> [What is asked] Retype the data exactly, from its first line to the line containing "const pts = (arr: number[][]): Pt[]", including both, and skip any picture.

> [Supplied information]
-- -- --
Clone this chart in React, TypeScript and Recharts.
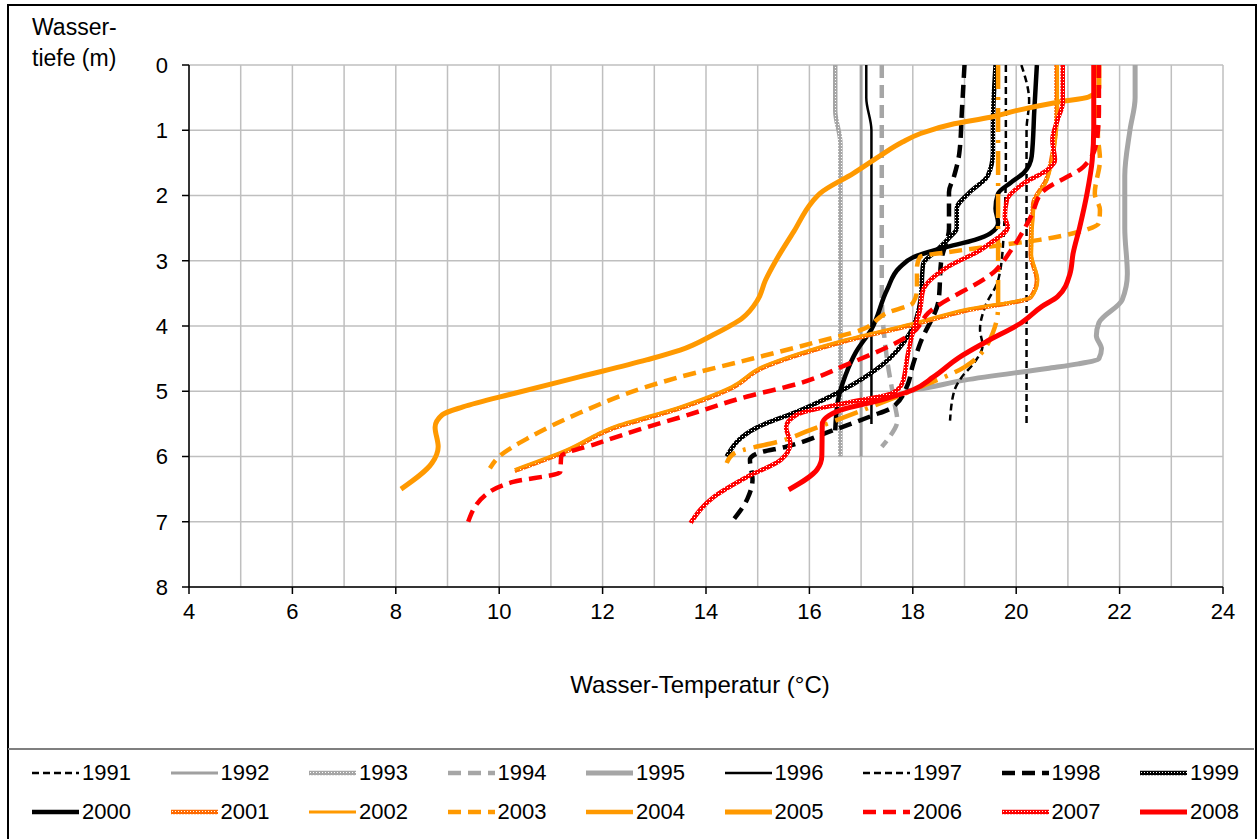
import React from 'react';
import { LineChart, Line, XAxis, YAxis, CartesianGrid } from 'recharts';

type Pt = { t: number; d: number };
const pts = (arr: number[][]): Pt[] => arr.map(([t, d]) => ({ t, d }));

// [temperature °C, depth m]
const y1991 = pts([[20.1, 0], [20.25, 0.55], [20.2, 1.0], [20.2, 5.5]]);
const y1992 = pts([[17.0, 0], [17.0, 6.0]]);
const y1993 = pts([[16.5, 0], [16.5, 0.7], [16.6, 1.2], [16.6, 6.0]]);
const y1994 = pts([[17.4, 0], [17.4, 3.5], [17.5, 4.5], [17.65, 5.2], [17.7, 5.45], [17.55, 5.7], [17.4, 5.85]]);
const y1995 = pts([[22.3, 0], [22.3, 0.5], [22.2, 1.0], [22.1, 1.7], [22.1, 2.5], [22.15, 3.2], [22.05, 3.6], [21.6, 3.95], [21.55, 4.15], [21.65, 4.35], [21.6, 4.5], [21.2, 4.58], [20.6, 4.65], [19.0, 4.83], [18.1, 4.97], [17.85, 5.0]]);
const y1996 = pts([[17.1, 0], [17.1, 0.5], [17.2, 1.0], [17.2, 5.5]]);
const y1997 = pts([[19.8, 0], [19.8, 1.5], [19.75, 2.7], [19.65, 3.3], [19.4, 3.7], [19.3, 4.05], [19.35, 4.3], [19.2, 4.55], [18.95, 4.78], [18.8, 5.0], [18.72, 5.45]]);
const y1998 = pts([[19.0, 0], [18.95, 0.7], [18.9, 1.35], [18.8, 1.7], [18.7, 1.95], [18.7, 2.5], [18.55, 3.0], [18.5, 3.6], [18.15, 4.25], [18.0, 4.6], [17.9, 4.9], [17.6, 5.25], [17.2, 5.38], [16.45, 5.6], [15.55, 5.85], [15.0, 5.95], [14.85, 6.05], [14.9, 6.35], [14.8, 6.65], [14.5, 7.0]]);
const y1999 = pts([[19.6, 0], [19.55, 0.95], [19.55, 1.35], [19.45, 1.7], [19.1, 1.95], [18.85, 2.2], [18.85, 2.5], [18.7, 2.65], [18.45, 2.85], [18.2, 3.05], [18.15, 3.6], [17.95, 4.1], [17.4, 4.6], [16.6, 5.0], [15.8, 5.3], [15.0, 5.55], [14.4, 6.0]]);
const y2000 = pts([[20.4, 0], [20.35, 0.7], [20.3, 1.4], [20.15, 1.65], [19.9, 1.8], [19.65, 1.97], [19.6, 2.2], [19.65, 2.42], [19.5, 2.58], [19.2, 2.68], [18.6, 2.8], [18.0, 2.95], [17.75, 3.1], [17.5, 3.45], [17.2, 4.05], [16.9, 4.4], [16.7, 4.75], [16.55, 5.15], [16.5, 5.6]]);
const y2001 = pts([[20.78, 0], [20.78, 0.7], [20.68, 1.45], [20.58, 1.76], [20.33, 2.12], [20.28, 2.9], [20.4, 3.3], [20.28, 3.56], [19.0, 3.77], [18.0, 3.98], [16.7, 4.23], [15.8, 4.44], [15.1, 4.64], [14.5, 4.95], [13.5, 5.26], [12.2, 5.57], [11.3, 5.92], [10.3, 6.22]]);
const y2002 = pts([[20.8, 0], [20.8, 0.7], [20.7, 1.45], [20.6, 1.76], [20.35, 2.12], [20.3, 2.9], [20.42, 3.3], [20.3, 3.55], [19.0, 3.75], [18.0, 3.96], [16.7, 4.21], [15.8, 4.42], [15.1, 4.62], [14.5, 4.93], [13.5, 5.24], [12.2, 5.55], [11.3, 5.9], [10.3, 6.2]]);
const y2003 = pts([[21.55, 0], [21.58, 0.65], [21.58, 1.05], [21.62, 1.45], [21.52, 1.97], [21.62, 2.22], [21.6, 2.42], [21.2, 2.56], [20.45, 2.68], [19.5, 2.78], [18.66, 2.87], [18.14, 2.94], [18.08, 3.1], [18.08, 3.45], [18.0, 3.65], [17.5, 3.8], [17.0, 4.06], [16.07, 4.26], [14.8, 4.52], [13.5, 4.78], [12.86, 4.93], [11.56, 5.33], [10.6, 5.7], [10.0, 6.0], [9.82, 6.18]]);
const y2004 = pts([[19.65, 0], [19.65, 3.0], [19.65, 3.7], [19.55, 4.1], [19.0, 4.63], [18.1, 4.95], [17.0, 5.3], [16.0, 5.6], [15.5, 5.75], [14.55, 5.95], [14.4, 6.1]]);
const y2005 = pts([[21.6, 0], [21.6, 0.35], [21.4, 0.49], [20.8, 0.57], [20.0, 0.7], [19.5, 0.8], [18.8, 0.9], [18.15, 1.05], [17.8, 1.18], [17.35, 1.4], [16.85, 1.66], [16.2, 1.97], [16.05, 2.1], [15.7, 2.55], [15.35, 3.0], [15.15, 3.3], [15.0, 3.6], [14.7, 3.88], [14.15, 4.13], [13.5, 4.37], [12.85, 4.52], [11.55, 4.78], [10.3, 5.03], [9.3, 5.24], [8.9, 5.36], [8.76, 5.55], [8.82, 5.85], [8.7, 6.1], [8.1, 6.5]]);
const y2006 = pts([[21.6, 0], [21.6, 0.7], [21.55, 1.2], [21.3, 1.56], [20.5, 1.95], [20.3, 2.3], [19.9, 2.84], [19.6, 3.15], [18.3, 3.8], [18.0, 4.1], [16.7, 4.6], [15.8, 4.88], [14.8, 5.08], [13.5, 5.4], [12.86, 5.55], [11.9, 5.8], [11.2, 6.0], [11.18, 6.24], [10.27, 6.39], [9.82, 6.54], [9.4, 7.0]]);
const y2007 = pts([[20.9, 0], [20.9, 0.58], [20.8, 0.84], [20.7, 1.15], [20.75, 1.46], [20.6, 1.61], [20.15, 1.81], [19.82, 2.07], [19.78, 2.33], [19.84, 2.48], [19.5, 2.73], [19.3, 2.84], [18.66, 3.1], [18.2, 3.45], [18.14, 3.75], [18.0, 4.1], [17.9, 4.45], [17.8, 4.87], [17.6, 5.03], [16.7, 5.18], [15.75, 5.36], [15.55, 5.55], [15.63, 5.8], [15.45, 6.05], [14.8, 6.31], [14.15, 6.62], [13.7, 7.02]]);
const y2008 = pts([[21.5, 0], [21.5, 0.95], [21.47, 1.46], [21.37, 1.97], [21.23, 2.48], [21.1, 2.89], [21.04, 3.2], [20.8, 3.55], [20.5, 3.7], [20.1, 3.95], [19.4, 4.25], [18.9, 4.48], [18.4, 4.78], [18.0, 4.98], [17.4, 5.13], [16.6, 5.29], [16.25, 5.5], [16.24, 6.0], [16.15, 6.2], [15.6, 6.51]]);

const tempTicks = [4, 6, 8, 10, 12, 14, 16, 18, 20, 22, 24];
const tempGrid = [4, 5, 6, 7, 8, 9, 10, 11, 12, 13, 14, 15, 16, 17, 18, 19, 20, 21, 22, 23, 24];
const depthTicks = [0, 1, 2, 3, 4, 5, 6, 7, 8];

const textures = [
  { id: 'tex1993', color: '#A6A6A6' },
  { id: 'tex1999', color: '#000000' },
  { id: 'tex2001', color: '#FF6A00' },
  { id: 'tex2007', color: '#FF0000' },
];

type S = { name: string; data: Pt[]; stroke: string; width: number; dash?: string; legendDash?: string };
const series: S[] = [
  { name: '1991', data: y1991, stroke: '#000', width: 2.5, dash: '7 4' },
  { name: '1992', data: y1992, stroke: '#A0A0A0', width: 3 },
  { name: '1993', data: y1993, stroke: 'url(#tex1993)', width: 4.5 },
  { name: '1994', data: y1994, stroke: '#A6A6A6', width: 4.5, dash: '13 7' },
  { name: '1995', data: y1995, stroke: '#A6A6A6', width: 5 },
  { name: '1996', data: y1996, stroke: '#000', width: 2.5 },
  { name: '1997', data: y1997, stroke: '#000', width: 2.5, dash: '7 4' },
  { name: '1998', data: y1998, stroke: '#000', width: 4.5, dash: '13 7' },
  { name: '1999', data: y1999, stroke: 'url(#tex1999)', width: 4.5 },
  { name: '2000', data: y2000, stroke: '#000', width: 4.5 },
  { name: '2001', data: y2001, stroke: 'url(#tex2001)', width: 4.5 },
  { name: '2002', data: y2002, stroke: '#FF9900', width: 3 },
  { name: '2003', data: y2003, stroke: '#FF9900', width: 4.5, dash: '13 7' },
  { name: '2004', data: y2004, stroke: '#FF9900', width: 4.5, dash: '24 8 3 8', legendDash: 'none' },
  { name: '2005', data: y2005, stroke: '#FF9900', width: 5 },
  { name: '2006', data: y2006, stroke: '#FF0000', width: 4.5, dash: '13 7' },
  { name: '2007', data: y2007, stroke: 'url(#tex2007)', width: 4.5 },
  { name: '2008', data: y2008, stroke: '#FF0000', width: 5 },
];

const font = '"Liberation Sans", Arial, sans-serif';

export default function App() {
  return (
    <div style={{ position: 'absolute', left: 0, top: 0, width: 1260, height: 839, overflow: 'hidden', background: '#fff', fontFamily: font }}>
      <svg width={0} height={0} style={{ position: 'absolute' }}>
        <defs>
          {textures.map((tx) => (
            <pattern key={tx.id} id={tx.id} width={3} height={3} patternUnits="userSpaceOnUse">
              <rect width={3} height={3} fill={tx.color} />
              <rect x={1} y={1} width={1} height={1} fill="#fff" />
            </pattern>
          ))}
        </defs>
      </svg>

      <div style={{ position: 'absolute', left: 7, top: 4, width: 1246, height: 860, border: '2px solid #000' }} />
      <div style={{ position: 'absolute', left: 8, top: 748, width: 1246, height: 0, borderTop: '2px solid #7f7f7f' }} />

      <div style={{ position: 'absolute', left: 32, top: 12, fontSize: 23, lineHeight: '31px', color: '#000' }}>
        Wasser-<br />tiefe (m)
      </div>

      <div style={{ position: 'absolute', left: 0, top: 0 }}>
        <LineChart width={1260} height={640} margin={{ top: 65, right: 37, bottom: 23, left: 129 }}>
          <CartesianGrid
            stroke="#BFBFBF"
            strokeWidth={1.5}
            verticalCoordinatesGenerator={({ offset }: any) =>
              tempGrid.map((v) => offset.left + ((v - 4) / 20) * offset.width)
            }
          />
          <XAxis
            type="number"
            dataKey="t"
            domain={[4, 24]}
            ticks={tempTicks}
            allowDataOverflow
            height={30}
            tickSize={7}
            tickMargin={9}
            tick={{ fontSize: 22, fill: '#000', fontFamily: font }}
            axisLine={{ stroke: '#000', strokeWidth: 1.5 }}
            tickLine={{ stroke: '#000', strokeWidth: 1.5 }}
          />
          <YAxis
            type="number"
            dataKey="d"
            domain={[0, 8]}
            ticks={depthTicks}
            reversed
            allowDataOverflow
            width={60}
            tickSize={7}
            tickMargin={14}
            tick={{ fontSize: 22, fill: '#000', fontFamily: font }}
            axisLine={{ stroke: '#000', strokeWidth: 1.5 }}
            tickLine={{ stroke: '#000', strokeWidth: 1.5 }}
          />
          {series.map((s) => (
            <Line
              key={s.name}
              data={s.data}
              dataKey="d"
              name={s.name}
              type="monotoneY"
              stroke={s.stroke}
              strokeWidth={s.width}
              strokeDasharray={s.dash}
              dot={false}
              activeDot={false}
              isAnimationActive={false}
            />
          ))}
        </LineChart>
      </div>

      <div style={{ position: 'absolute', left: 0, top: 671, width: 1400, textAlign: 'center', fontSize: 24, color: '#000' }}>
        Wasser-Temperatur (°C)
      </div>

      {series.map((s, i) => {
        const col = i % 9;
        const row = Math.floor(i / 9);
        const dash = s.legendDash === 'none' ? undefined : s.dash;
        return (
          <div
            key={s.name}
            style={{ position: 'absolute', left: 32 + col * 138.5, top: 760 + row * 39, height: 26, display: 'flex', alignItems: 'center', fontSize: 22, color: '#000' }}
          >
            <svg width={47} height={10} style={{ display: 'block' }}>
              <line x1={0} y1={5} x2={47} y2={5} stroke={s.stroke} strokeWidth={s.width} strokeDasharray={dash} />
            </svg>
            <span style={{ marginLeft: 3 }}>{s.name}</span>
          </div>
        );
      })}
    </div>
  );
}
-- -- --
> [Written response]
Clone this chart in React, TypeScript and Recharts.
import React from 'react';
import { LineChart, Line, XAxis, YAxis, CartesianGrid } from 'recharts';

type Pt = { t: number; d: number };
const pts = (arr: number[][]): Pt[] => arr.map(([t, d]) => ({ t, d }));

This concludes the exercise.